しかし、その一方で出生数は下降の一途をたどっています。第一次ベビーブームといわれている1948年前後は250万人を超える出生数でしたが、2016年の出生数は約98万人と半数以下になっています。
介護職=ネガティブなイメージ
そもそも介護職に就く人が少ない、という問題もあります。介護の仕事には「キツイ」「汚い」「危険」「給料が安い」などのネガティブなイメージが根付いています。
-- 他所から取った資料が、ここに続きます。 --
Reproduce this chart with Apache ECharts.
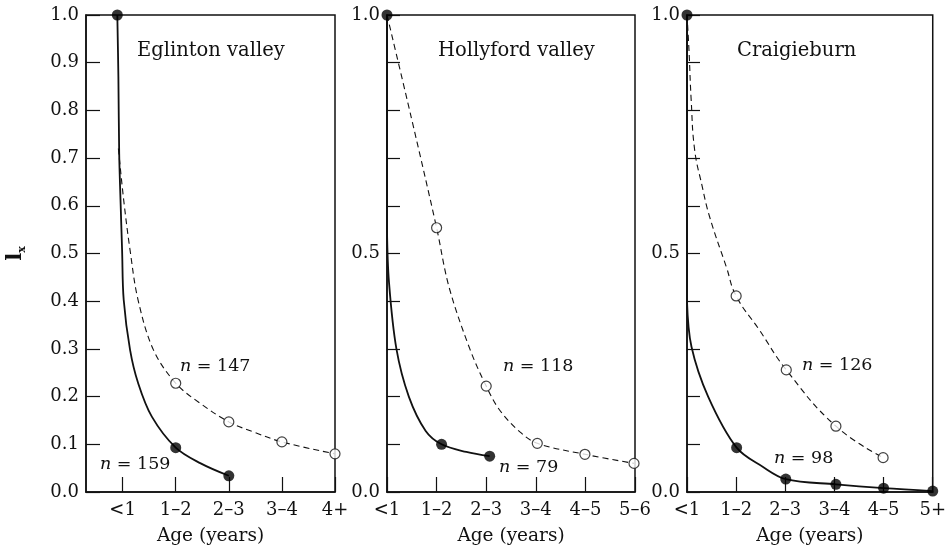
<!DOCTYPE html>
<html>
<head>
<meta charset="utf-8">
<script src="https://cdn.jsdelivr.net/npm/echarts@6/dist/echarts.min.js"></script>
<style>html,body{margin:0;padding:0;background:#fff;}#c{width:949px;height:554px;}</style>
</head>
<body>
<div id="c"></div>
<script>
// ---- tick labels / categories ----
const ageCats1 = ['<1', '1–2', '2–3', '3–4', '4+'];
const ageCats2 = ['<1', '1–2', '2–3', '3–4', '4–5', '5–6'];
const ageCats3 = ['<1', '1–2', '2–3', '3–4', '4–5', '5+'];
const panelTitles = ['Eglinton valley', 'Hollyford valley', 'Craigieburn'];
const yTicks1 = [0, 0.1, 0.2, 0.3, 0.4, 0.5, 0.6, 0.7, 0.8, 0.9, 1.0];
const yLabels23 = [0, 0.5, 1.0];

// ---- Eglinton valley ----
const eglFilled = [[-0.1, 1.0], [1, 0.093], [2, 0.034]];
const eglOpen = [[1, 0.228], [2, 0.147], [3, 0.105], [4, 0.080]];
const eglSolidCurve = [[-0.1, 1.0], [-0.08, 0.87], [-0.065, 0.71], [-0.04, 0.612], [-0.01, 0.507], [0.02, 0.403], [0.14, 0.298], [0.29, 0.229], [0.55, 0.158], [1, 0.093], [1.47, 0.060], [2, 0.034]];
const eglDashCurve = [[-0.08, 0.72], [0.02, 0.612], [0.14, 0.507], [0.29, 0.403], [0.58, 0.298], [1, 0.228], [1.46, 0.186], [2, 0.147], [2.46, 0.126], [3, 0.105], [4, 0.080]];
const eglN = ['147', '159'];

// ---- Hollyford valley ----
const holFilled = [[0, 1.0], [1.1, 0.100], [2.07, 0.075]];
const holOpen = [[1, 0.554], [2, 0.222], [3.03, 0.102], [3.99, 0.079], [4.98, 0.060]];
const holSolidStem = [[0, 1.0], [0, 0.55]];
const holSolidCurve = [[0, 0.55], [0.04, 0.44], [0.19, 0.30], [0.44, 0.20], [0.78, 0.128], [1.1, 0.100], [1.6, 0.084], [2.07, 0.075]];
const holDashCurve = [[0, 1.0], [0.49, 0.785], [1, 0.554], [1.25, 0.43], [1.67, 0.30], [2, 0.222], [2.27, 0.172], [2.68, 0.126], [3.03, 0.102], [3.99, 0.079], [4.98, 0.060]];
const holN = ['118', '79'];

// ---- Craigieburn ----
const craFilled = [[0, 1.0], [1.01, 0.093], [2.01, 0.027], [3.03, 0.016], [4.0, 0.008], [5.0, 0.002]];
const craOpen = [[1.0, 0.411], [2.02, 0.256], [3.03, 0.138], [3.99, 0.072]];
const craSolidStem = [[0, 1.0], [0, 0.40]];
const craSolidCurve = [[0, 0.40], [0.09, 0.305], [0.43, 0.20], [1.01, 0.093], [1.54, 0.053], [2.01, 0.027], [3.03, 0.016], [4.0, 0.008], [5.0, 0.002]];
const craDashCurve = [[0, 1.0], [0.04, 0.927], [0.085, 0.822], [0.156, 0.717], [0.30, 0.645], [0.46, 0.577], [0.8, 0.472], [1.0, 0.411], [1.47, 0.34], [2.02, 0.256], [3.03, 0.138], [3.99, 0.072]];
const craN = ['126', '98'];

// ---- styling ----
const INK = '#111';
const FONT = 'DejaVu Serif';
const baseText = { fontFamily: FONT, fontSize: 18, color: INK };

const grids = [
  { left: 86, right: 614, top: 15, bottom: 62 },
  { left: 387, right: 314, top: 15, bottom: 62 },
  { left: 687, right: 15, top: 15, bottom: 62 }
].map(g => Object.assign(g, { show: true, borderColor: INK, borderWidth: 1.5, backgroundColor: 'transparent' }));

function xAxisFor(i, cats, min, max) {
  const vals = cats.map((_, k) => k);
  return {
    gridIndex: i, type: 'value', min: min, max: max,
    splitLine: { show: false },
    axisLine: { onZero: false, lineStyle: { color: INK, width: 1.5 } },
    axisTick: { inside: true, length: 15, customValues: vals, lineStyle: { color: INK, width: 1.2 } },
    axisLabel: Object.assign({ margin: 9, customValues: vals, formatter: v => cats[Math.round(v)] }, baseText),
    name: 'Age (years)', nameLocation: 'middle', nameGap: 35,
    nameTextStyle: Object.assign({}, baseText, { fontSize: 18.5 })
  };
}

function yAxisFor(i, labelVals, tickLen, withName) {
  const ax = {
    gridIndex: i, type: 'value', min: 0, max: 1, interval: 0.1,
    splitLine: { show: false },
    axisLine: { onZero: false, lineStyle: { color: INK, width: 1.5 } },
    axisTick: { inside: true, length: tickLen, lineStyle: { color: INK, width: 1.2 } },
    axisLabel: Object.assign({ margin: 7, customValues: labelVals, formatter: v => v.toFixed(1) }, baseText)
  };
  if (withName) {
    ax.name = '{l|l}{s|x}';
    ax.nameLocation = 'middle';
    ax.nameGap = 58;
    ax.nameTextStyle = {
      rich: {
        l: { fontFamily: FONT, fontSize: 21, fontWeight: 'bold', color: INK, lineHeight: 24 },
        s: { fontFamily: FONT, fontSize: 11, fontWeight: 'bold', color: INK, lineHeight: 24, verticalAlign: 'bottom', padding: [6, 0, 0, 0] }
      }
    };
  }
  return ax;
}

function curve(i, data, dashed, smooth) {
  return {
    type: 'line', xAxisIndex: i, yAxisIndex: i, data: data,
    smooth: smooth, showSymbol: false, symbol: 'none', clip: false, silent: true, z: 2,
    lineStyle: dashed ? { color: INK, width: 1.1, type: [6, 4] } : { color: INK, width: 1.8 }
  };
}
function dots(i, data, filled) {
  return {
    type: 'scatter', xAxisIndex: i, yAxisIndex: i, data: data, clip: false, silent: true, z: 5,
    symbol: 'circle', symbolSize: filled ? 11 : 10,
    itemStyle: filled ? { color: '#000', borderColor: '#000', borderWidth: 0 } : { color: '#fff', borderColor: INK, borderWidth: 1.2 }
  };
}

const nRich = { rich: { i: { fontFamily: FONT, fontSize: 17.5, fontStyle: 'italic', color: INK } } };
function note(text, left, top) {
  return { text: '{i|n} = ' + text, left: left, top: top, padding: 0,
    textStyle: Object.assign({}, baseText, { fontSize: 17.5, fontWeight: 'normal' }, nRich) };
}
function head(text, left, top) {
  return { text: text, left: left, top: top, padding: 0,
    textStyle: Object.assign({}, baseText, { fontSize: 19.5, fontWeight: 'normal' }) };
}

const option = {
  backgroundColor: '#fff',
  animation: false,
  grid: grids,
  title: [
    head(panelTitles[0], 137, 41), head(panelTitles[1], 438, 41), head(panelTitles[2], 737, 41),
    note(eglN[0], 180, 357), note(eglN[1], 100, 455),
    note(holN[0], 503, 357), note(holN[1], 499, 458),
    note(craN[0], 802, 356), note(craN[1], 774, 449)
  ],
  xAxis: [
    xAxisFor(0, ageCats1, -0.69, 4),
    xAxisFor(1, ageCats2, 0, 5),
    xAxisFor(2, ageCats3, 0, 5)
  ],
  yAxis: [
    yAxisFor(0, yTicks1, 14, true),
    yAxisFor(1, yLabels23, 13, false),
    yAxisFor(2, yLabels23, 13, false)
  ],
  series: [
    curve(0, eglSolidCurve, false, 0.35), curve(0, eglDashCurve, true, 0.35),
    dots(0, eglFilled, true), dots(0, eglOpen, false),
    curve(1, holSolidStem, false, false), curve(1, holSolidCurve, false, 0.35), curve(1, holDashCurve, true, 0.35),
    dots(1, holFilled, true), dots(1, holOpen, false),
    curve(2, craSolidStem, false, false), curve(2, craSolidCurve, false, 0.35), curve(2, craDashCurve, true, 0.45),
    dots(2, craFilled, true), dots(2, craOpen, false)
  ]
};

const chart = echarts.init(document.getElementById('c'), null, { renderer: 'canvas' });
chart.setOption(option);
</script>
</body>
</html>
もちろん、それだけではなくやりがいの多い魅力的な仕事ですが、どうしてもポジティブなイメージよりもネガティブなイメージの方が先行しているため、就職を希望する人が少ないのが現状です。
人材を確保する対策
このような背景を受けて国も介護人材を確保する施策を講じています。そのひとつが「介護職員処遇改善加算」です。これは算定した金額を職員の処遇改善や労働環境改善に充てる、というものです。2017年時点で介護職員処遇改善加算を算定している介護施設や事業所は90%以上なので、介護業界全体で処遇改善がすすんでいるといえるでしょう。また、消費税増税に伴い、「介護職員等特定処遇改善加算」も創設されているため、処遇改善は今後も続いていくことが予測できます。
イメージの改善
介護職に対するネガティブなイメージを払拭するように、厚生労働省では文部科学省と連携して小中高生に介護の魅力を伝える取り組みを行っています。即戦力となる30代や40代ではなく若年層に介護に対する理解をすすめることで長期的な介護人材確保の対策を講じているのです。
離職防止と定着率の向上
介護人材不足を補うには入職者を増やすことはもちろんですが、現在働いている職員の定着率を向上させることも大切です。介護ロボットを導入したり、ペーパーレス化をすすめたりと、職員の負担を減らして業務を効率化することで離職を防いでいます。
介護職は安定した職種
介護職はネガティブなイメージが強いこともあり、将来に対しても不安を抱えている人が少なくありません。ですが、高齢者の増加に伴って介護人材の需要も高まっていきます。今後も高齢者の増加が予想されているため、介護職は雇用が安定した職種だといえるでしょう。また、国を挙げて介護職の処遇改善に取り組んでいるため、賃金や待遇も今後ますます良くなっていくことが期待されています。